A U.S. investigation into the collapse of Bill Hwang’s Archegos Capital Management is examining whether the firm engaged in market manipulation.

The U.S. Securities and Exchange Commission is scrutinizing the firm’s trading activity, including whether it concealed the size of its bets on public companies, according to people familiar with the matter. Authorities are reviewing whether Archegos bought multiple stakes in the same companies across several banks in an effort to avoid triggering public disclosure rules. In aggregate, Hwang’s positions were massive. 

The opening of an SEC probe is typically a preliminary step and doesn’t mean Hwang, who hasn’t been accused of wrongdoing, will face an enforcement action. Representatives for Hwang and the SEC declined to comment.
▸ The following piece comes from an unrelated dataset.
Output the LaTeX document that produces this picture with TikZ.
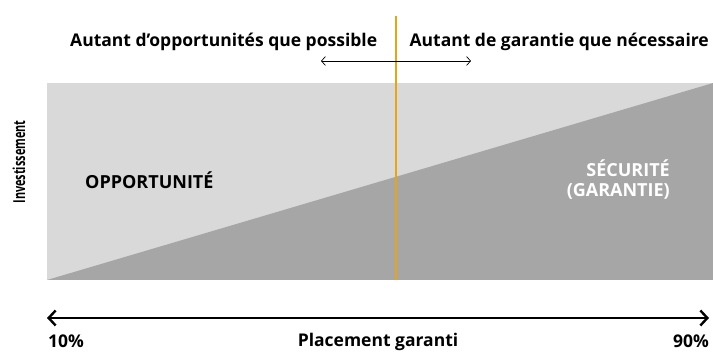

Archegos amassed a concentrated portfolio of stocks well in excess of US$100 billion by using borrowed money. It imploded in March as some of the stocks tumbled, triggering margin calls from banks, which then dumped Hwang’s holdings. 

Lenders including Credit Suisse Group AG, Nomura Holdings Inc. and Morgan Stanley lost more than US$10 billion, prompting internal investigations and the forced departures of senior executives. Regulators, meanwhile, are discussing whether to revise rules exempting family offices like Hwang’s from tougher oversight.

SEC Chairman Gary Gensler told Congress in May that more stringent disclosure laws may be warranted for investment firms after the Archegos debacle, and he later signaled plans to make more industry data publicly available.

The fiasco has drawn public criticism from global regulators as well as inquiries from watchdogs around the world. The Department of Justice has also opened an investigation into the firm’s collapse.

This isn’t the first time Hwang has been the subject of a market-manipulation probe. 

In 2012, after years of investigations by authorities in the U.S. and Hong Kong, the SEC accused his former firm, Tiger Asia, of insider trading and manipulation of Chinese bank stocks. Hwang settled that case without admitting or denying wrongdoing, and Tiger Asia pleaded guilty in the U.S. to wire fraud. At that point, Hwang closed his firm and opened Archegos.

It’s unclear what’s left of Hwang’s fortune, and anything that remains may be scraps for others. Banks have said they plan on trying to recoup money from Archegos, its related entities and individuals.